### Dataset content
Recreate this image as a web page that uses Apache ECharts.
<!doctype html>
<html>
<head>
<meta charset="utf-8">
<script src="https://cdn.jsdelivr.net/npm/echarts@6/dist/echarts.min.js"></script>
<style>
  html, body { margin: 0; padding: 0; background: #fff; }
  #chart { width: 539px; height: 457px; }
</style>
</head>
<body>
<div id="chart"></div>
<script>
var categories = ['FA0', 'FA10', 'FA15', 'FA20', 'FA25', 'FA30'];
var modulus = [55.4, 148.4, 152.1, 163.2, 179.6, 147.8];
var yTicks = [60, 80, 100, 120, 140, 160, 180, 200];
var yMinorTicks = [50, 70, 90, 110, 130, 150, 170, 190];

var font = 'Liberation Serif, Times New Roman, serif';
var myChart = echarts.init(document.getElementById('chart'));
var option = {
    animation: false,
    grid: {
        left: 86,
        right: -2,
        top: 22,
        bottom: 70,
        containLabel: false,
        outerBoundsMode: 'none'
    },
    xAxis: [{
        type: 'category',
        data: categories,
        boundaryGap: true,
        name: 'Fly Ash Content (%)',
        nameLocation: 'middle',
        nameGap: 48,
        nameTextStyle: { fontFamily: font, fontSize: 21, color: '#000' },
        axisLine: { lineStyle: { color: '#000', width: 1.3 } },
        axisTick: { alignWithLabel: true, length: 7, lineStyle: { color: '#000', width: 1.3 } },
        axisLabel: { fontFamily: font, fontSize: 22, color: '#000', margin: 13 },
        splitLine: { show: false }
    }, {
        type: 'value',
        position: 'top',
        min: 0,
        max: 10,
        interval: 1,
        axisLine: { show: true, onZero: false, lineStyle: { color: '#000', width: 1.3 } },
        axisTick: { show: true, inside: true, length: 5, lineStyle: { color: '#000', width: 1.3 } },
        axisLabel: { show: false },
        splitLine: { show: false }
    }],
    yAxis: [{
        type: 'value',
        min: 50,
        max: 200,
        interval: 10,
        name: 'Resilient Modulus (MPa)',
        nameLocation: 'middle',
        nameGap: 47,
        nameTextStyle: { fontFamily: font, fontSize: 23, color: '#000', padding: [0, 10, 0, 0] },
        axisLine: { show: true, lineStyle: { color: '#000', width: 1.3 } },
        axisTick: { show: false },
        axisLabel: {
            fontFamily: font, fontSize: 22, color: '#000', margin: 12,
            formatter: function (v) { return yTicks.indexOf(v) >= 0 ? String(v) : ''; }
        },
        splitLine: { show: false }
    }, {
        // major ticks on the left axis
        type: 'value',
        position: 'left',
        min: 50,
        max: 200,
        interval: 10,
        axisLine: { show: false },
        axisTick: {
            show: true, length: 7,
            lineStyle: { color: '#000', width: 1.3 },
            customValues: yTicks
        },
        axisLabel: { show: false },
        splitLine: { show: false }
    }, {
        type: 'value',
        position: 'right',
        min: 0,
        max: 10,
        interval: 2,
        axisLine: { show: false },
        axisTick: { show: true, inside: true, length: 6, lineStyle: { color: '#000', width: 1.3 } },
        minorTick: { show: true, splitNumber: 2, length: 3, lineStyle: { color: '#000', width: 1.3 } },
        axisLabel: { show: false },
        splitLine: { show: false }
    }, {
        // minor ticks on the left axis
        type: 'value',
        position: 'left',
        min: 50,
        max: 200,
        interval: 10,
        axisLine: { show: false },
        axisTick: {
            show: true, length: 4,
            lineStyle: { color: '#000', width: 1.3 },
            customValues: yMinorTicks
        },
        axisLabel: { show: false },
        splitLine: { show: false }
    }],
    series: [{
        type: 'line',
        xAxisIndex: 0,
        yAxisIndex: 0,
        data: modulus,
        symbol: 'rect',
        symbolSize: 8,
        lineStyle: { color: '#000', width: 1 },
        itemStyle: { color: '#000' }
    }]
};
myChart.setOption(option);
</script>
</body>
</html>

### Exercise task
Give back each line above precisely as it stands.

### Answer to the problem
Recreate this image as a web page that uses Apache ECharts.
<!doctype html>
<html>
<head>
<meta charset="utf-8">
<script src="https://cdn.jsdelivr.net/npm/echarts@6/dist/echarts.min.js"></script>
<style>
  html, body { margin: 0; padding: 0; background: #fff; }
  #chart { width: 539px; height: 457px; }
</style>
</head>
<body>
<div id="chart"></div>
<script>
var categories = ['FA0', 'FA10', 'FA15', 'FA20', 'FA25', 'FA30'];
var modulus = [55.4, 148.4, 152.1, 163.2, 179.6, 147.8];
var yTicks = [60, 80, 100, 120, 140, 160, 180, 200];
var yMinorTicks = [50, 70, 90, 110, 130, 150, 170, 190];

var font = 'Liberation Serif, Times New Roman, serif';
var myChart = echarts.init(document.getElementById('chart'));
var option = {
    animation: false,
    grid: {
        left: 86,
        right: -2,
        top: 22,
        bottom: 70,
        containLabel: false,
        outerBoundsMode: 'none'
    },
    xAxis: [{
        type: 'category',
        data: categories,
        boundaryGap: true,
        name: 'Fly Ash Content (%)',
        nameLocation: 'middle',
        nameGap: 48,
        nameTextStyle: { fontFamily: font, fontSize: 21, color: '#000' },
        axisLine: { lineStyle: { color: '#000', width: 1.3 } },
        axisTick: { alignWithLabel: true, length: 7, lineStyle: { color: '#000', width: 1.3 } },
        axisLabel: { fontFamily: font, fontSize: 22, color: '#000', margin: 13 },
        splitLine: { show: false }
    }, {
        type: 'value',
        position: 'top',
        min: 0,
        max: 10,
        interval: 1,
        axisLine: { show: true, onZero: false, lineStyle: { color: '#000', width: 1.3 } },
        axisTick: { show: true, inside: true, length: 5, lineStyle: { color: '#000', width: 1.3 } },
        axisLabel: { show: false },
        splitLine: { show: false }
    }],
    yAxis: [{
        type: 'value',
        min: 50,
        max: 200,
        interval: 10,
        name: 'Resilient Modulus (MPa)',
        nameLocation: 'middle',
        nameGap: 47,
        nameTextStyle: { fontFamily: font, fontSize: 23, color: '#000', padding: [0, 10, 0, 0] },
        axisLine: { show: true, lineStyle: { color: '#000', width: 1.3 } },
        axisTick: { show: false },
        axisLabel: {
            fontFamily: font, fontSize: 22, color: '#000', margin: 12,
            formatter: function (v) { return yTicks.indexOf(v) >= 0 ? String(v) : ''; }
        },
        splitLine: { show: false }
    }, {
        // major ticks on the left axis
        type: 'value',
        position: 'left',
        min: 50,
        max: 200,
        interval: 10,
        axisLine: { show: false },
        axisTick: {
            show: true, length: 7,
            lineStyle: { color: '#000', width: 1.3 },
            customValues: yTicks
        },
        axisLabel: { show: false },
        splitLine: { show: false }
    }, {
        type: 'value',
        position: 'right',
        min: 0,
        max: 10,
        interval: 2,
        axisLine: { show: false },
        axisTick: { show: true, inside: true, length: 6, lineStyle: { color: '#000', width: 1.3 } },
        minorTick: { show: true, splitNumber: 2, length: 3, lineStyle: { color: '#000', width: 1.3 } },
        axisLabel: { show: false },
        splitLine: { show: false }
    }, {
        // minor ticks on the left axis
        type: 'value',
        position: 'left',
        min: 50,
        max: 200,
        interval: 10,
        axisLine: { show: false },
        axisTick: {
            show: true, length: 4,
            lineStyle: { color: '#000', width: 1.3 },
            customValues: yMinorTicks
        },
        axisLabel: { show: false },
        splitLine: { show: false }
    }],
    series: [{
        type: 'line',
        xAxisIndex: 0,
        yAxisIndex: 0,
        data: modulus,
        symbol: 'rect',
        symbolSize: 8,
        lineStyle: { color: '#000', width: 1 },
        itemStyle: { color: '#000' }
    }]
};
myChart.setOption(option);
</script>
</body>
</html>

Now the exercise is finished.